* Provided material
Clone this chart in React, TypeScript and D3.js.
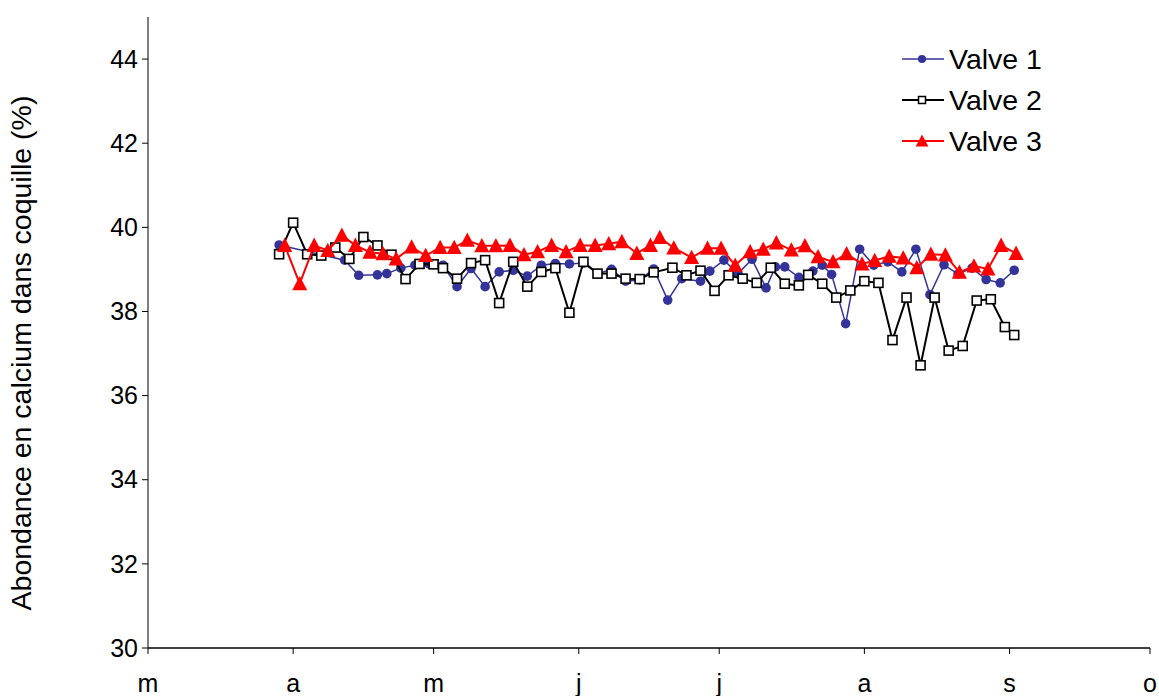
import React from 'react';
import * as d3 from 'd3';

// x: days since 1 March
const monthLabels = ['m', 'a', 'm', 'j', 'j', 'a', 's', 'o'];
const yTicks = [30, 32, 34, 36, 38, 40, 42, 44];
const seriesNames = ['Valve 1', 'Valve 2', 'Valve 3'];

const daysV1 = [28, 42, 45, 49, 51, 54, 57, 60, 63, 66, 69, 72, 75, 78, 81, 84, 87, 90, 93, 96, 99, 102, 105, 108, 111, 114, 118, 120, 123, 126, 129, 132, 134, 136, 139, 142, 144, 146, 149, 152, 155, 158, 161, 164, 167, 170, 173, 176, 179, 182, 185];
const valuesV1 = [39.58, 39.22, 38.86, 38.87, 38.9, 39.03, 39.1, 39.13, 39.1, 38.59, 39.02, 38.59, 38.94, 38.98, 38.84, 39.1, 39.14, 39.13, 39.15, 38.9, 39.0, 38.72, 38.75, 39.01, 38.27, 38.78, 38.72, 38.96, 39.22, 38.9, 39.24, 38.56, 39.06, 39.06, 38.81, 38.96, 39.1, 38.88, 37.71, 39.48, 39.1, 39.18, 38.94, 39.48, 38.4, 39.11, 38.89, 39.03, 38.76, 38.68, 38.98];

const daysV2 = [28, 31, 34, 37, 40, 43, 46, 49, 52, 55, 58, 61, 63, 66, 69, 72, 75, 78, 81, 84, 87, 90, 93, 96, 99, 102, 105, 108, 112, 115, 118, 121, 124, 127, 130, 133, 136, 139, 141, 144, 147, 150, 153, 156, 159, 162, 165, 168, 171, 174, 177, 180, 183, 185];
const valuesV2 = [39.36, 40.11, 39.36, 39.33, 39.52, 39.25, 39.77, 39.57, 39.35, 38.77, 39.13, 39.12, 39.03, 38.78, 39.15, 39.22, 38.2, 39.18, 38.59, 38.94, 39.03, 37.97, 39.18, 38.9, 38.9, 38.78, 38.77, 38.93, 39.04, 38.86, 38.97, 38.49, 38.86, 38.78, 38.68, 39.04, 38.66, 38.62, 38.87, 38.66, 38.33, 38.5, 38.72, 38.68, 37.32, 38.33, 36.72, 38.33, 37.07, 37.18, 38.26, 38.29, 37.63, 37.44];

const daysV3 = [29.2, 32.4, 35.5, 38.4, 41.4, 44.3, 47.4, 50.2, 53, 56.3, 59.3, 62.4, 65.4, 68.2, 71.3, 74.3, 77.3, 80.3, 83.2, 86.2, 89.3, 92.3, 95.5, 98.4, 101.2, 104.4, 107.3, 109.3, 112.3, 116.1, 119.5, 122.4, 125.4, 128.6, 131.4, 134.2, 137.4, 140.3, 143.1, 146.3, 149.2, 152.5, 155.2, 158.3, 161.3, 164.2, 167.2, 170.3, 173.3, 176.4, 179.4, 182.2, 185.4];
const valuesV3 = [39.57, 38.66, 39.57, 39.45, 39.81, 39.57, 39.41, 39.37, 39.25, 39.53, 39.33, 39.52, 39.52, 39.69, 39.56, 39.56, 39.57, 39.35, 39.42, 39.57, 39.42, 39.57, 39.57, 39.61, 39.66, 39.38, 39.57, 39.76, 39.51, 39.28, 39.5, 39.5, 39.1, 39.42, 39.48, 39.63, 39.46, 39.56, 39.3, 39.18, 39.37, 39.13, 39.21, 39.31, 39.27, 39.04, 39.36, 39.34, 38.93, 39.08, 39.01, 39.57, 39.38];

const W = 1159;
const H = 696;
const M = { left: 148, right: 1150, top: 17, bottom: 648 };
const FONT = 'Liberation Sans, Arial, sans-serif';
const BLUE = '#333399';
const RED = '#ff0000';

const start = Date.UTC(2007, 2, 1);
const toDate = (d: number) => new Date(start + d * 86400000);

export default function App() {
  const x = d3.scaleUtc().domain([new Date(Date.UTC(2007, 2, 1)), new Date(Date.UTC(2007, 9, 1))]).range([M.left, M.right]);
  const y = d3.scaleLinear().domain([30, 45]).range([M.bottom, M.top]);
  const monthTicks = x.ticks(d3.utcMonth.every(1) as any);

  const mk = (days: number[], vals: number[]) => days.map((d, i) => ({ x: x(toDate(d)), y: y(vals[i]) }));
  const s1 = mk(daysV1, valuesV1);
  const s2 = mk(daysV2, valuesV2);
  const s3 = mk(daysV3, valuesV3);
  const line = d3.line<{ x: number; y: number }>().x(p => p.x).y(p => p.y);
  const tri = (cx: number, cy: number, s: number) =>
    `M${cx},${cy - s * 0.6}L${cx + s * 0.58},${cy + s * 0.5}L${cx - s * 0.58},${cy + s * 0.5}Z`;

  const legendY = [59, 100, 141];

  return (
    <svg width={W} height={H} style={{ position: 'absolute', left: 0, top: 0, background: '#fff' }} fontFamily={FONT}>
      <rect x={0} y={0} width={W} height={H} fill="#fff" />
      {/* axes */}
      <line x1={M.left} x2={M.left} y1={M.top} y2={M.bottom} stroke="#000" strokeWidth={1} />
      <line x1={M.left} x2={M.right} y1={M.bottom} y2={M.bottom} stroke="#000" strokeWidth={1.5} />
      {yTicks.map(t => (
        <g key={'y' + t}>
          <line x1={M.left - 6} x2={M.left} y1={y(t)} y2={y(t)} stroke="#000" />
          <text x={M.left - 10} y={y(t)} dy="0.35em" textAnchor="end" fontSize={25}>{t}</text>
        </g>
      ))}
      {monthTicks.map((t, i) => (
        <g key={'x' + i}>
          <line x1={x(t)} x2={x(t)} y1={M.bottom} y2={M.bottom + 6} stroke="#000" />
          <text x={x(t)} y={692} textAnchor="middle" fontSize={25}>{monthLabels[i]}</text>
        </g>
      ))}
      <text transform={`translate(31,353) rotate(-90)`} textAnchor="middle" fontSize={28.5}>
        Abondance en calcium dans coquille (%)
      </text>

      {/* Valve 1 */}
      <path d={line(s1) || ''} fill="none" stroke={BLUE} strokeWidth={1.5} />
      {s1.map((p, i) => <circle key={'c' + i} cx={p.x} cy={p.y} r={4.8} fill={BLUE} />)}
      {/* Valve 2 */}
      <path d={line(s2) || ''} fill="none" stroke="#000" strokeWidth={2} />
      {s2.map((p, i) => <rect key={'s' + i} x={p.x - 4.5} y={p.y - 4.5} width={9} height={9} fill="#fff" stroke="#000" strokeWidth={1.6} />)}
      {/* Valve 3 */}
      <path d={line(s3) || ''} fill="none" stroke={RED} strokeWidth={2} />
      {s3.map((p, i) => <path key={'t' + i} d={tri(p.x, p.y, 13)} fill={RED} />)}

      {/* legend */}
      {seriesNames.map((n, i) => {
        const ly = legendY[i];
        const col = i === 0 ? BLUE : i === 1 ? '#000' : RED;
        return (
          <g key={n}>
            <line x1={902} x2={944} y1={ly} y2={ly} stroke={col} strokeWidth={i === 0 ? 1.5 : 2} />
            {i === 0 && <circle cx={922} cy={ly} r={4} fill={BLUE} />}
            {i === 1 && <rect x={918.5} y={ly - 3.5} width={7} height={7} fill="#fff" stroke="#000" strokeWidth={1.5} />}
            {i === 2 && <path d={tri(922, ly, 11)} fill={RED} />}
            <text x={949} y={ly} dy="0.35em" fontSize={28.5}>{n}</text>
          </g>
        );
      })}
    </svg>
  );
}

* Written problem
Output exactly the span of lines from the top of the listing through the line holding "const seriesNames = ['Valve", and leave every picture out.

* Exercise response
Clone this chart in React, TypeScript and D3.js.
import React from 'react';
import * as d3 from 'd3';

// x: days since 1 March
const monthLabels = ['m', 'a', 'm', 'j', 'j', 'a', 's', 'o'];
const yTicks = [30, 32, 34, 36, 38, 40, 42, 44];
const seriesNames = ['Valve 1', 'Valve 2', 'Valve 3'];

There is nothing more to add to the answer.